Nemmeno lo scrittore dalla fantasia più fervida ci avrebbe pensato: costringere Primoz Roglic a mettere piede a terra in un punto determinato dei 7.800 metri della scalata a Monte Lussari, in un tratto in cui il pubblico non c'è se non una persona sola. E pensare che questa persona non sia un tifoso qualsiasi, ma un ragazzo sloveno. E non uno sloveno qualsiasi ma un ex saltatore con gli sci. Ma non un saltatore sugli sci qualsiasi bensì un compagno di squadra di Primoz Roglic da juniores. E non un compagno di squadra qualsiasi ma il compagno di camera, Mitja Meznar. E i due, insieme a Jurij Tepeš e l'attuale capo allenatore della squadra maschile slovena, Robert Hrgota, nel 2007 a Tarvisio hanno conquistato il titolo mondiale di salto con gli sci a squadre junores.
La vicenda ha davvero dell'incredibile: è vero che in quegli attimi concitati - nei quali il meccanico della Jumbo Visma è arrivato con la bci sulle spalle e la prima cosa che ha fatto è stata quella di passare la bici al suo corridore, poi l'ha appoggiata quando ha capito che Roglic aveva riistemato la sua e gli ha dato una lunga spinta per farlo ripartire - Mitja ha potuto far poco, ma quel poco e un grande incitamento in lingua slovena hanno dato a Primoz la carica per continuare il suo sforzo e coronare la sua impresa.
Per la cronaca, dopo il titolo mondiale vinto nel 2007, Meznar ha continuato a volare sugli sc fino al 2017, partecipando a diverse edizioni dei mondiali e a tantissime prove di Coppa del Mondo ed è stato quinto alle Olimpiadi di Vancouver nel 2010. Ma il suo momento di vera gloria lo ha vissuto un sabato pomeriggio di maggio a Monte Lussari.

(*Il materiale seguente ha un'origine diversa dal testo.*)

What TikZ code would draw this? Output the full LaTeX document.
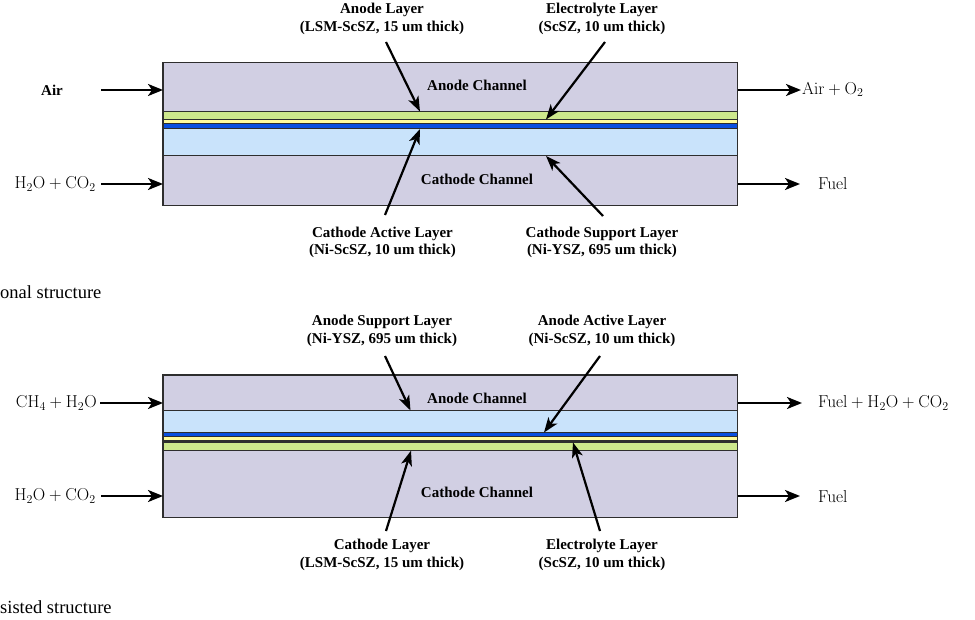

Meritandosi l'Oscar per il miglior attore non protagonista.
E ieri, nella conferenza stampa finale del Giro, Prmoz gli ha giustamenete reso oamggio: «A Monte Lussari non l’avevo riconosciuto subito, perché pensavo soltanto a rimettere a posta la catena e guardavo in basso, e poi gli dicevo “push push push”. È un uomo grande grande, Mitja, è un mio grande amico, compagno di stanza credo per quattro, cinque anni. Ci eravamo un po’ persi, ma lui viene spesso a vedere le mie corse, è un grande tifoso. Sapevo che da qualche parte ci doveva essere, ma non immaginavo che mi avrebbe salvato la crono. Pazzesco, no?».